Can we doubt that WTC architect Minoru Yamasaki had this passage in mind when he first drew those twin towers?
This isn't an obscure detail. When Charles Jencks begins his 1977 The Language Of Postmodern Architecture, he starts with the end of Modern Architecture. "Modern Architecture," he writes, "died in St. Louis, Missouri on July 15, 1972.... when the infamous Pruitt-Igoe scheme, or rather several of its slab blocks, were given the final coup de grâce by dynamite." The architect of that failed housing project, built between 1952-1955, was Minoru Yamasaki. Jencks' influential Architectural Design essay (1978) distinguishing "Late-Modern and Post-Modern Architecture" unambiguously situates Yamasaki in late modernism. Vincent Scully Jr.'s Modern Architecture regards Yamasaki as Modern.
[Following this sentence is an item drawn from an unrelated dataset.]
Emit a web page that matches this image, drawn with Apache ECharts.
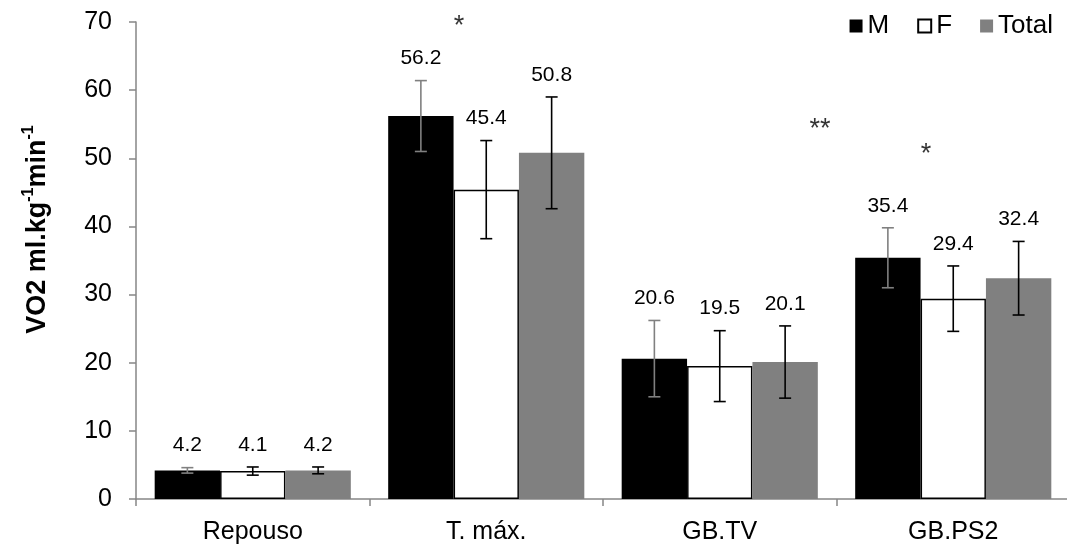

Tellingly, Arthur Drexler's Transformations in Modern Architecture cites other Yamasaki buildings --especially the 1956 Wayne State College of Education, as examples of conscious Persian historicizing. There's a ton of historicized neo-Persian Modern throughout the Arab world, all of it much more convenient to explode than Manhattan office towers. Yes, the arches at the base of the WTC curtain wall suggest Moorish or Gothic precedents, and yes, quotation is important to postmodern architecture, but if every allusion makes a building pomo, then what do we make of Corbusier's romanesque arches, or Frank Lloyd Wright's japonisme? What about Sullivan's cast-iron flowers? Playing this game, we can quickly make Modernism disappear entirely, leaving only a machine-age smile floating in the sky.
This leaves an essay about the Islamic attack on postmodernism in a sorry state, because the buildings actually attacked weren't postmodern. I suppose I can see why an Assistant Professor at the University of Nebraska might want to view Al Quaeda as the sworn enemy of postmodern critical theory, casting John Silber and bin Laden together as a new axis of evil and making the 1990's Culture Wars and the struggle for tenure into an extension of diplomacy by other means. But the cost is confusion: muddying definitions, muddling students, and doubtless leading many to wonder, along with Casey Stengel, if anyone here knows how to play this game.
Could I be wrong, and could Yamasaki really turn out to be postmodern? Perhaps a case could be cobbled together. But, with evidence like this piled on the other side, you've got to make the case. Spencer doesn't. Did editors didn't warn him that he was about to walk off the cliff? Did someone think this over? Did Sokal cross anyone's mind?
Folks, this is literally embarrassing, not just for the author or for EBR's editors, but for everyone who publishes research in the arts and humanities. It's easy enough to make mistakes; the last thing we need is to publish stuff that looks obviously wrong and blithely to assume that being wrong doesn't matter. Being wrong matters a lot. It happens to us all at times. It might be happening to me, here and now. But checking the facts and presenting the evidence is the core of scholarship, and we should expect as much from our Web journals as we do from print. If we don't, nobody will take research seriously, and we justify the contempt in which the brokers and know-nothing politicians hold us.